Beim Herstellungsprozess moderner Silikatkeramiken erfolgt zunächst das Mischen und Schmelzen der Rohstoffe (unter anderem Lithiumcarbonat und Quarzmehl), wobei sich das Ausgangsglas bildet. Eine Möglichkeit der Weiter­- verarbeitung beinhaltet im nächsten Schritt das Abschrecken der flüssigen Glasschmelze mit Wasser, das Granulieren, die thermische Behandlung und das Versetzen des Granulats mit Farbpigmenten. Das entstandene Pulver kann nun entweder in Form einer Verblend-/Schichtkeramik zur additiven Fertigung verwendet werden oder wird durch ­Verpressen und Sintern zu einem Pressrohling weiterverarbeitet. Darüber hinaus ist die Herstellung von Pressrohlingen auch über ein Gussverfahren möglich, bei welchem die Glasschmelze direkt in die ­gewünschte Form gegossen wird, ab­kühlt und anschließend einem zweistufigen thermischen Prozess unterzogen wird [13]. Eine weitere Option stellt die Fertigung eines Glasrohlings aus der Schmelze dar, welcher anschließend thermisch behandelt wird und im teilgesinterten Zustand im Rahmen der CAD/CAM-Technik Anwendung finden kann [14].

Per definitionem handelt es sich bei Silikatkeramik um ein nichtmetallisches, anorganisches Schmelzprodukt, welches nach Abkühlung glasig erstarrt und anschließend, katalysiert durch Wärmebehandlung, einem Kristallisationsvorgang unterzogen wird.

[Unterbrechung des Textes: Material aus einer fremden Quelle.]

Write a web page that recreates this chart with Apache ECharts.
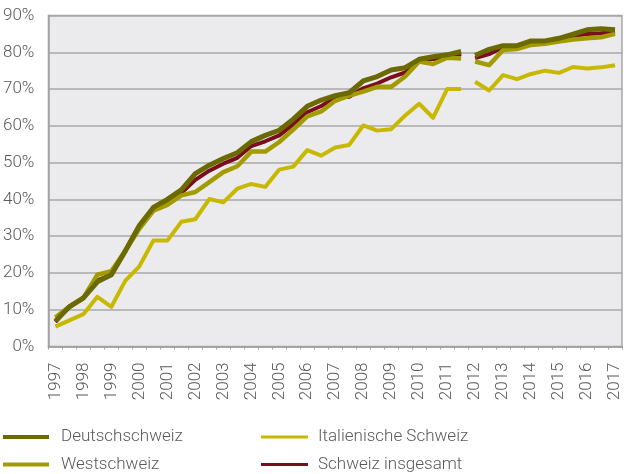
<!DOCTYPE html>
<html>
<head>
<meta charset="utf-8">
<script src="https://cdn.jsdelivr.net/npm/echarts@6/dist/echarts.min.js"></script>
<style>
  html, body { margin: 0; padding: 0; background: #fff; }
  #chart { width: 624px; height: 474px; }
</style>
</head>
<body>
<div id="chart"></div>
<script>
// half-year points, labels only on full years
const years = [1997, 1998, 1999, 2000, 2001, 2002, 2003, 2004, 2005, 2006, 2007,
  2008, 2009, 2010, 2011, 2012, 2013, 2014, 2015, 2016, 2017];

const deutschschweiz = [6.9, 10.8, 13.2, 17.6, 19.5, 26.0, 32.9, 37.8, 40.0, 42.6,
  47.0, 49.3, 51.1, 52.7, 55.7, 57.4, 58.8, 61.8, 65.3, 67.0,
  68.2, 69.0, 72.2, 73.4, 75.2, 75.8, 78.1, 78.8, 79.3, 80.2,
  79.1, 80.8, 81.8, 81.8, 83.1, 83.1, 83.8, 84.9, 86.1, 86.4, 86.1];
const westschweiz = [7.9, 10.9, 13.2, 19.5, 20.5, 26.0, 32.0, 36.9, 38.5, 41.1,
  42.0, 44.7, 47.4, 49.0, 53.0, 53.0, 55.6, 59.0, 62.6, 63.9,
  66.8, 68.2, 69.3, 70.6, 70.6, 73.4, 77.5, 76.8, 78.5, 78.3,
  77.5, 76.5, 80.6, 80.9, 82.0, 82.3, 82.9, 83.5, 83.8, 84.1, 85.0];
const italienisch = [5.4, 7.1, 8.8, 13.5, 10.8, 17.9, 21.8, 28.8, 28.8, 33.9,
  34.6, 40.1, 39.2, 42.9, 44.2, 43.4, 48.1, 48.9, 53.4, 51.9,
  54.1, 54.8, 60.1, 58.7, 59.1, 62.8, 66.0, 62.2, 70.0, 70.0,
  72.0, 69.6, 73.8, 72.7, 74.1, 75.0, 74.4, 76.0, 75.6, 75.9, 76.5];
const insgesamt = [6.7, 10.9, 13.1, 18.0, 19.5, 26.2, 32.8, 37.6, 39.0, 41.7,
  45.3, 47.8, 49.7, 51.3, 54.5, 55.8, 57.4, 60.4, 63.7, 65.4,
  67.6, 67.9, 70.2, 71.5, 73.2, 74.5, 77.5, 78.2, 78.6, 79.5,
  78.4, 79.5, 81.4, 81.5, 82.5, 82.7, 83.4, 84.3, 85.0, 85.2, 85.6];

// the series are interrupted between 2011 (2nd half) and 2012
const breakAt = 30;

const periods = [];
years.forEach((y, i) => {
  periods.push(String(y));
  if (i < years.length - 1) periods.push(y + "/2");
});

const labelColor = "#595959";
const font = "Roboto";

function part(arr, first) {
  return arr.map((v, i) => ((first ? i < breakAt : i >= breakAt) ? v : null));
}

function lines(name, arr, color, width, z) {
  return [true, false].map((first) => ({
    name: name,
    type: "line",
    data: part(arr, first),
    showSymbol: false,
    symbol: "none",
    z: z,
    lineStyle: { color: color, width: width, join: "round" },
    itemStyle: { color: color },
    emphasis: { disabled: true },
  }));
}

function legendItem(name, left, top, width, height, gap) {
  return {
    left: left, top: top, padding: 0,
    itemWidth: width, itemHeight: height, icon: "rect",
    selectedMode: false,
    textStyle: {
      color: labelColor, fontSize: 17, fontFamily: font, fontWeight: 300,
      padding: [0, 0, 0, gap],
    },
    data: [name],
  };
}

const chart = echarts.init(document.getElementById("chart"));
const option = {
  animation: false,
  textStyle: { fontFamily: font },
  grid: {
    left: 48, right: 2, top: 15.5, bottom: 127.5,
    show: true, backgroundColor: "#ebebed", borderColor: "#a8a8a8", borderWidth: 1.5,
  },
  legend: [
    legendItem("Deutschschweiz", 3, 428.5, 46, 4, 7),
    legendItem("Westschweiz", 3, 456, 46, 4, 7),
    legendItem("Italienische Schweiz", 261, 428.5, 47, 3, 5),
    legendItem("Schweiz insgesamt", 261, 456, 47, 3, 5),
  ],
  xAxis: {
    type: "category",
    data: periods,
    boundaryGap: true,
    axisLine: { lineStyle: { color: "#a0a0a0", width: 1.5 } },
    axisTick: { show: true, interval: 0, length: 3, lineStyle: { color: "#a0a0a0" } },
    axisLabel: {
      interval: 1, rotate: 90, margin: 16, color: labelColor, fontSize: 17,
      fontFamily: font, fontWeight: 300,
    },
    splitLine: { show: false },
  },
  yAxis: {
    type: "value",
    min: 0, max: 90, interval: 10,
    axisLine: { show: true, lineStyle: { color: "#a0a0a0", width: 1.5 } },
    axisTick: { show: false },
    axisLabel: {
      formatter: "{value}%", margin: 14, color: labelColor, fontSize: 17,
      fontFamily: font, fontWeight: 300,
    },
    splitLine: { lineStyle: { color: "#a8a8a8", width: 1.5 } },
  },
  series: [
    ...lines("Schweiz insgesamt", insgesamt, "#7b0d1e", 4, 2),
    ...lines("Italienische Schweiz", italienisch, "#c8b900", 4, 3),
    ...lines("Westschweiz", westschweiz, "#a39c00", 4.5, 4),
    ...lines("Deutschschweiz", deutschschweiz, "#6b6a00", 5, 5),
  ],
};
option && chart.setOption(option);
</script>
</body>
</html>
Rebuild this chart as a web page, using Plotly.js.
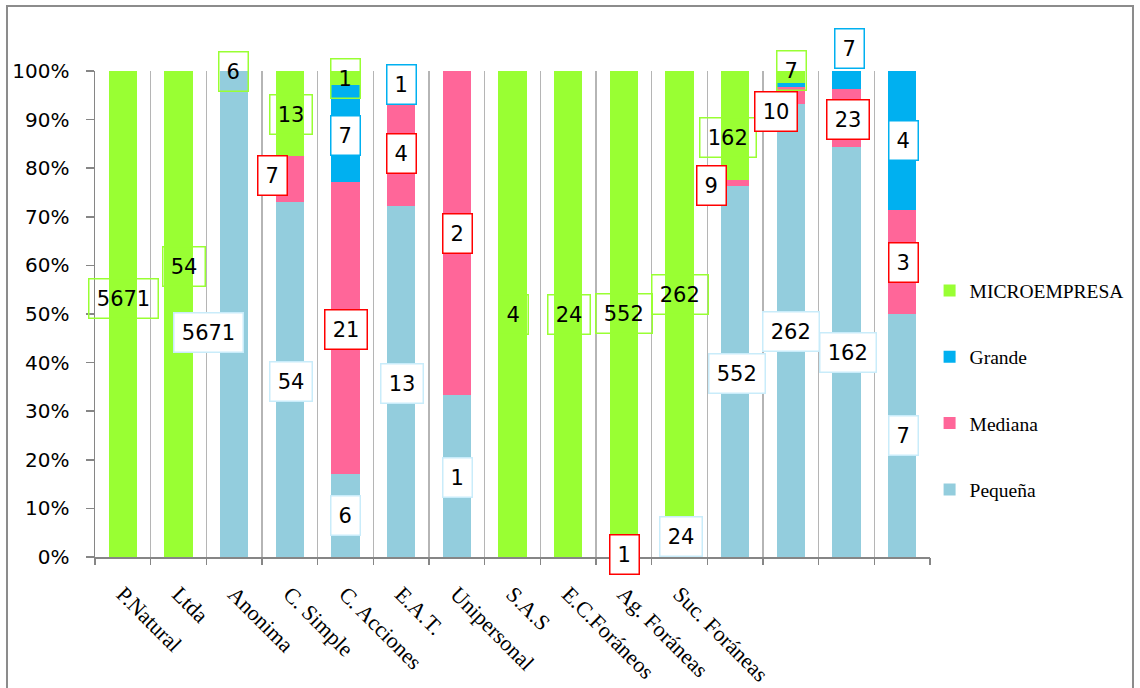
<!DOCTYPE html>
<html>
<head>
<meta charset="utf-8">
<script src="https://cdn.plot.ly/plotly-3.0.1.min.js"></script>
<style>
  html, body { margin: 0; padding: 0; background: #ffffff; }
  #chart { width: 1140px; height: 688px; }
</style>
</head>
<body>
<div id="chart"></div>
<script>
// ---------------- data ----------------
const barPositions = [1, 2, 3, 4, 5, 6, 7, 8, 9, 10, 11, 12, 13, 14, 15];
const tickLabels = ['P.Natural', 'Ltda', 'Anonima', 'C. Simple', 'C. Acciones', 'E.A.T.',
                    'Unipersonal', 'S.A.S', 'E.C.Foráneos', 'Ag. Foráneas', 'Suc. Foráneas'];

const pequena = [0, 0, 6, 54, 6, 13, 1, 0, 0, 0, 24, 552, 262, 162, 7];
const mediana = [0, 0, 0, 7, 21, 4, 2, 0, 0, 1, 0, 9, 10, 23, 3];
const grande  = [0, 0, 0, 0, 7, 1, 0, 0, 0, 0, 0, 0, 2, 7, 4];
const micro   = [5671, 54, 0, 13, 1, 0, 0, 4, 24, 552, 262, 162, 7, 0, 0];

const seriesNames = ['Pequeña', 'Mediana', 'Grande', 'MICROEMPRESA'];
const legendRanks = [4, 3, 2, 1];

// data label texts (as printed on the chart)
const microLabelText   = ['5671', '54', '6', '13', '1', '4', '24', '552', '262', '162', '7'];
const grandeLabelText  = ['7', '1', '7', '4'];
const medianaLabelText = ['7', '21', '4', '2', '1', '9', '10', '23', '3'];
const pequenaLabelText = ['5671', '54', '6', '13', '1', '24', '552', '262', '162', '7'];

// ---------------- label placement: [x in bar units, y as fraction of axis] ----------------
const microLabelPos = [[1.017,0.531],[2.093,0.597],[2.992,0.998],[4.021,0.910],[5.004,0.984],
                       [8.021,0.498],[9.006,0.498],[10.008,0.502],[11.014,0.540],[11.877,0.864],[13.008,1.002]];
const grandeLabelPos = [[5.005,0.868],[6.010,0.972],[14.054,1.047],[15.029,0.856]];
const medianaLabelPos = [[3.680,0.786],[5.005,0.469],[6.010,0.831],[7.017,0.665],[10.015,0.0056],
                         [11.571,0.765],[12.742,0.917],[14.018,0.901],[15.020,0.605]];
const pequenaLabelPos = [[2.530,0.461],[4.021,0.3615],[5.000,0.0844],[6.015,0.358],[7.017,0.1626],
                         [11.018,0.0412],[12.027,0.378],[13.008,0.463],[14.018,0.420],[15.029,0.249]];

const colors = { 'Pequeña': '#93CDDD', 'Mediana': '#FF6699', 'Grande': '#00B0F0', 'MICROEMPRESA': '#99FF33' };
const labelStyle = {
  'MICROEMPRESA': { border: '#99FF33', bg: 'rgba(0,0,0,0)' },
  'Grande':       { border: '#00B0F0', bg: '#ffffff' },
  'Mediana':      { border: '#FF0000', bg: '#ffffff' },
  'Pequeña':      { border: '#C9ECFA', bg: '#ffffff' }
};

const seriesValues = [pequena, mediana, grande, micro];

const traces = seriesNames.map((name, i) => ({
  type: 'bar',
  name: name,
  x: barPositions,
  y: seriesValues[i],
  width: 0.51,
  legendgroup: name,
  legendrank: legendRanks[i],
  marker: { color: colors[name], line: { width: 0 } },
  hoverinfo: 'skip'
}));
// helper trace for the boundary axis (grid + ticks)
traces.push({ type: 'scatter', x: [], y: [], xaxis: 'x2', showlegend: false, hoverinfo: 'skip' });

function makeLabels(texts, pos, series) {
  const st = labelStyle[series];
  return texts.map((t, i) => ({
    xref: 'x', yref: 'paper',
    x: pos[i][0], y: pos[i][1],
    text: t, showarrow: false,
    xanchor: 'center', yanchor: 'middle',
    width: 14 + 13.5 * t.length, height: 38,
    borderpad: 0, borderwidth: 1.5,
    bordercolor: st.border, bgcolor: st.bg,
    font: { family: 'DejaVu Sans', size: 21, color: '#000000' }
  }));
}

const annotations = []
  .concat(makeLabels(microLabelText, microLabelPos, 'MICROEMPRESA'))
  .concat(makeLabels(pequenaLabelText, pequenaLabelPos, 'Pequeña'))
  .concat(makeLabels(grandeLabelText, grandeLabelPos, 'Grande'))
  .concat(makeLabels(medianaLabelText, medianaLabelPos, 'Mediana'));

const boundaries = [];
for (let i = 0; i <= barPositions.length; i++) boundaries.push(i + 0.5);

const layout = {
  width: 1140, height: 688,
  margin: { l: 95, r: 210, t: 71, b: 131, autoexpand: false },
  paper_bgcolor: '#ffffff', plot_bgcolor: '#ffffff',
  barmode: 'stack', barnorm: 'fraction',
  showlegend: true,
  legend: {
    x: 0.9995, xanchor: 'left', y: 0.588, yanchor: 'top',
    traceorder: 'grouped', tracegroupgap: 38,
    font: { family: 'Liberation Serif', size: 19.5, color: '#000000' },
    bgcolor: 'rgba(0,0,0,0)'
  },
  xaxis: {
    range: [0.5, 15.5], type: 'linear',
    tickvals: barPositions.slice(0, tickLabels.length), ticktext: tickLabels,
    tickangle: 45, ticks: '', showgrid: false, zeroline: false,
    ticklabelstandoff: 14,
    tickfont: { family: 'Liberation Serif', size: 22, color: '#000000' },
    showline: true, linecolor: '#868686', linewidth: 1.5
  },
  xaxis2: {
    overlaying: 'x', range: [0.5, 15.5], type: 'linear',
    tickvals: boundaries, showticklabels: false,
    ticks: 'outside', ticklen: 7, tickcolor: '#868686', tickwidth: 1.5,
    showgrid: true, gridcolor: '#B5B5B5', gridwidth: 1.5, zeroline: false,
    showline: false
  },
  yaxis: {
    range: [0, 1], tickvals: [0,0.1,0.2,0.3,0.4,0.5,0.6,0.7,0.8,0.9,1], tickformat: '.0%',
    ticks: 'outside', ticklen: 8, tickcolor: '#868686', tickwidth: 1.5,
    showline: true, linecolor: '#868686', linewidth: 1.5,
    showgrid: false, zeroline: false, ticklabelstandoff: 12,
    tickfont: { family: 'DejaVu Sans', size: 20, color: '#000000' }
  },
  annotations: annotations,
  shapes: [{
    type: 'rect', xref: 'paper', yref: 'paper',
    x0: -0.1054, x1: 1.2431, y0: -0.30, y1: 1.1337,
    line: { color: '#8C8C8C', width: 2 }, fillcolor: 'rgba(0,0,0,0)', layer: 'above'
  }]
};

Plotly.newPlot('chart', traces, layout, { displayModeBar: false, staticPlot: true });
</script>
</body>
</html>
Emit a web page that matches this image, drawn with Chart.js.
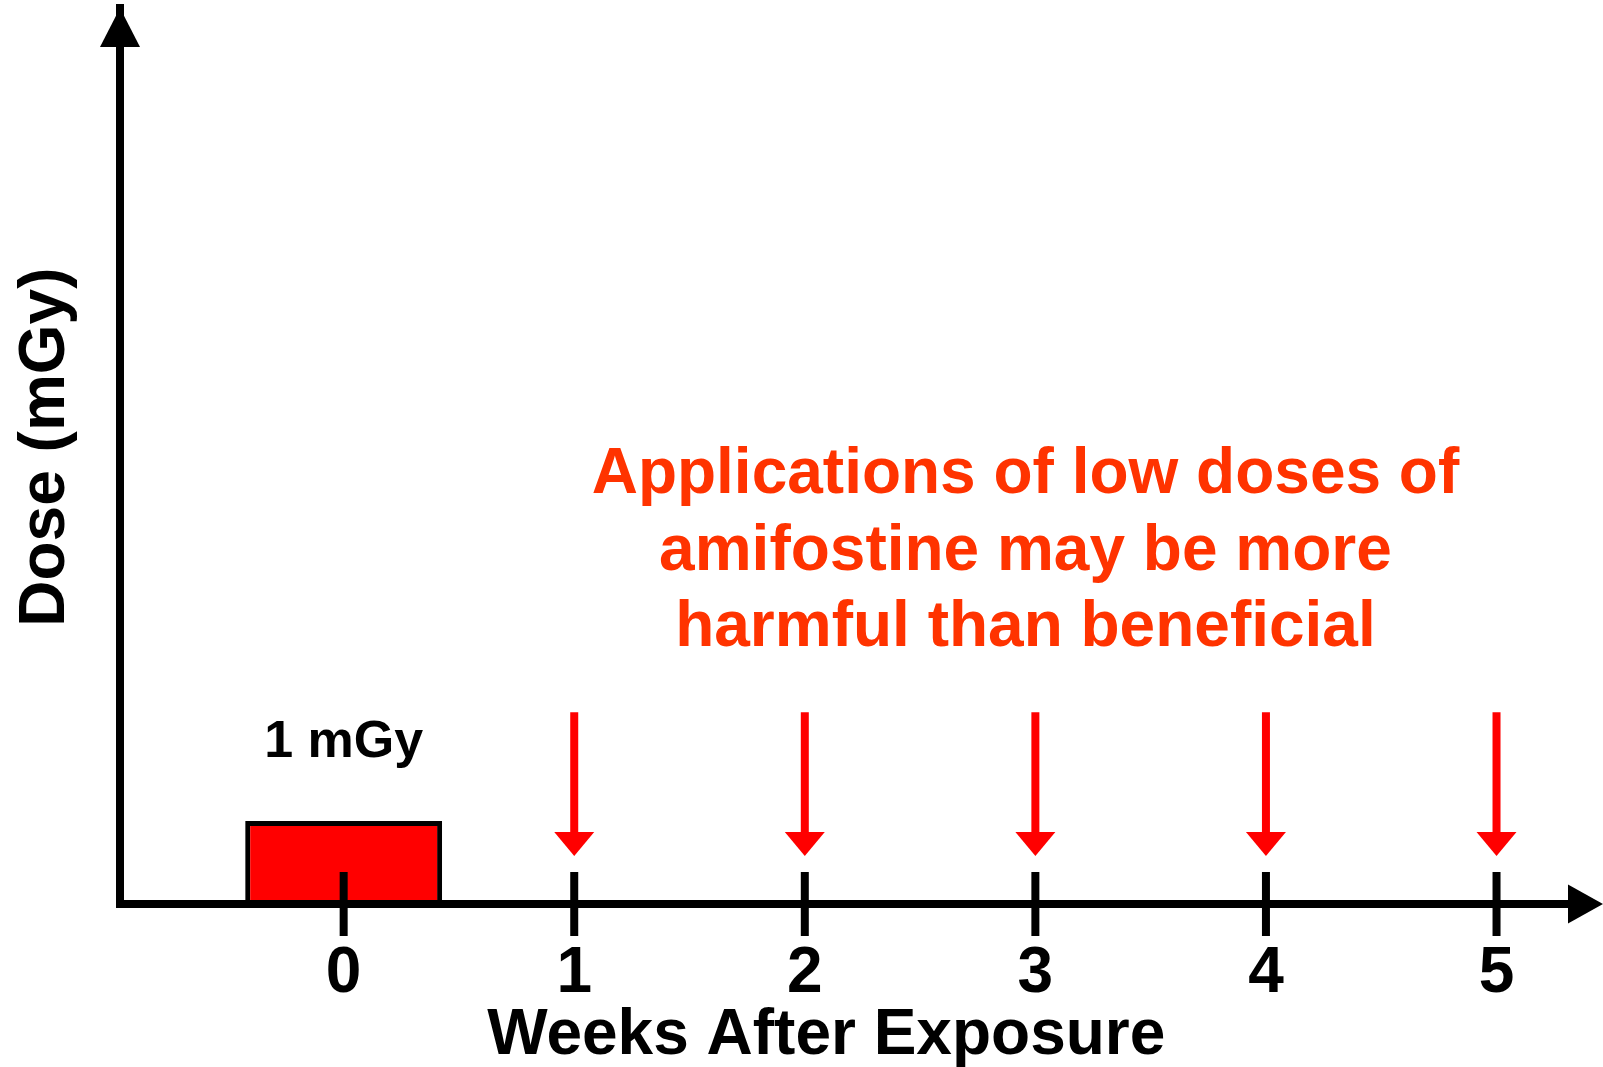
<!DOCTYPE html>
<html>
<head>
<meta charset="utf-8">
<script src="https://cdn.jsdelivr.net/npm/chart.js@4/dist/chart.umd.min.js"></script>
<style>
  html, body { margin: 0; padding: 0; background: #fff; }
  #wrap { width: 1603px; height: 1067px; position: relative; }
</style>
</head>
<body>
<div id="wrap"><canvas id="dose"></canvas></div>
<script>
// data
const weeks = [0, 1, 2, 3, 4, 5];
const weekLabels = ['0', '1', '2', '3', '4', '5'];
const exposureWeeks = [0];
const exposureDoses = [1];            // mGy
const exposureLabels = ['1 mGy'];
const amifostineWeeks = [1, 2, 3, 4, 5];
const noteLines = ['Applications of low doses of', 'amifostine may be more', 'harmful than beneficial'];

const FONT = '"Liberation Sans", Arial, Helvetica, sans-serif';

// arrows, ticks, arrowheads and text notes, placed through the scales
const sketch = {
  id: 'sketch',
  afterDraw(chart) {
    const ctx = chart.ctx;
    const x = chart.scales.x, y = chart.scales.y;
    const a = chart.chartArea;
    ctx.save();

    // axis corner + arrowheads
    ctx.fillStyle = '#000';
    ctx.fillRect(a.left - 4, a.bottom - 4, 8, 8);
    ctx.beginPath();
    ctx.moveTo(a.left, a.top);
    ctx.lineTo(a.left - 20, a.top + 39);
    ctx.lineTo(a.left + 20, a.top + 39);
    ctx.closePath();
    ctx.fill();
    ctx.beginPath();
    ctx.moveTo(a.right + 35, a.bottom);
    ctx.lineTo(a.right, a.bottom - 19.5);
    ctx.lineTo(a.right, a.bottom + 19.5);
    ctx.closePath();
    ctx.fill();

    // ticks crossing the x axis
    ctx.strokeStyle = '#000';
    ctx.lineWidth = 8;
    x.ticks.forEach(t => {
      const px = x.getPixelForValue(t.value);
      ctx.beginPath();
      ctx.moveTo(px, a.bottom - 32);
      ctx.lineTo(px, a.bottom + 32);
      ctx.stroke();
    });

    // red arrows at each amifostine week
    ctx.strokeStyle = '#ff0000';
    ctx.fillStyle = '#ff0000';
    amifostineWeeks.forEach(w => {
      const px = x.getPixelForValue(w);
      const top = y.getPixelForValue(2.31);
      const tip = y.getPixelForValue(0.58);
      ctx.lineWidth = 8;
      ctx.beginPath();
      ctx.moveTo(px, top);
      ctx.lineTo(px, tip - 22);
      ctx.stroke();
      ctx.beginPath();
      ctx.moveTo(px, tip);
      ctx.lineTo(px - 20, tip - 24);
      ctx.lineTo(px + 20, tip - 24);
      ctx.closePath();
      ctx.fill();
    });

    // dose label above the exposure bar
    ctx.fillStyle = '#000';
    ctx.textAlign = 'center';
    ctx.textBaseline = 'alphabetic';
    ctx.font = 'bold 52px ' + FONT;
    exposureWeeks.forEach((w, i) => {
      ctx.fillText(exposureLabels[i], x.getPixelForValue(w), y.getPixelForValue(1.77));
    });

    // note
    ctx.fillStyle = '#ff3300';
    ctx.font = 'bold 64px ' + FONT;
    const nx = x.getPixelForValue(2.957);
    const ny = y.getPixelForValue(4.95);
    noteLines.forEach((s, i) => ctx.fillText(s, nx, ny + i * 76.5));

    ctx.restore();
  }
};

new Chart(document.getElementById('dose'), {
  type: 'bar',
  data: {
    datasets: [{
      label: 'Exposure',
      data: exposureWeeks.map((w, i) => ({ x: w, y: exposureDoses[i] })),
      backgroundColor: '#ff0000',
      borderColor: '#000',
      borderWidth: 5,
      categoryPercentage: 1,
      barPercentage: 0.854
    }]
  },
  options: {
    responsive: true,
    maintainAspectRatio: false,
    animation: false,
    layout: { padding: { top: 8, right: 35, bottom: 0, left: 0 } },
    plugins: { legend: { display: false }, tooltip: { enabled: false } },
    scales: {
      x: {
        type: 'linear',
        min: -0.97,
        max: 5.31,
        offset: false,
        afterBuildTicks: s => { s.ticks = weeks.map(v => ({ value: v })); },
        grid: { display: false, drawTicks: false },
        border: { display: true, color: '#000', width: 8, z: 1 },
        ticks: {
          padding: 38,
          color: '#000',
          font: { family: FONT, size: 64, weight: 'bold', lineHeight: 1 },
          maxRotation: 0,
          autoSkip: false,
          callback: (v, i) => weekLabels[i]
        },
        title: {
          display: true,
          text: 'Weeks After Exposure  ',
          color: '#000',
          font: { family: FONT, size: 64, weight: 'bold', lineHeight: 1 },
          padding: { top: -40, bottom: -1 }
        }
      },
      y: {
        min: 0,
        max: 10.8,
        grid: { display: false, drawTicks: false },
        border: { display: true, color: '#000', width: 8 },
        ticks: { display: false },
        title: {
          display: true,
          text: ' Dose (mGy)',
          color: '#000',
          font: { family: FONT, size: 64, weight: 'bold', lineHeight: 1.2 },
          padding: { top: 8, bottom: 35.2 }
        }
      }
    }
  },
  plugins: [sketch]
});
</script>
</body>
</html>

Auf mikrostruktureller Ebene setzt sich die Gruppe der Silikatkeramiken also aus einer kristallinen sowie einer nichtkristallinen Phase zusammen. Hierbei handelt es sich bei der nichtkristallinen Phase um die amorphe Glasmatrix, in welche als kristalline Phase beispielsweise Lithiumsilikat-, Leuzit- oder Fluorapatit-Kristalle eingelagert sind [15]. So stellt beispielsweise Lithiumdisilikatkeramik eine durch Lithiumdisilikatkristalle (Li2Si2O5) verstärkte Silikatkeramik dar, welche sich durch die Kristallisation von Lithiumoxid und Siliziumoxid bildet [16].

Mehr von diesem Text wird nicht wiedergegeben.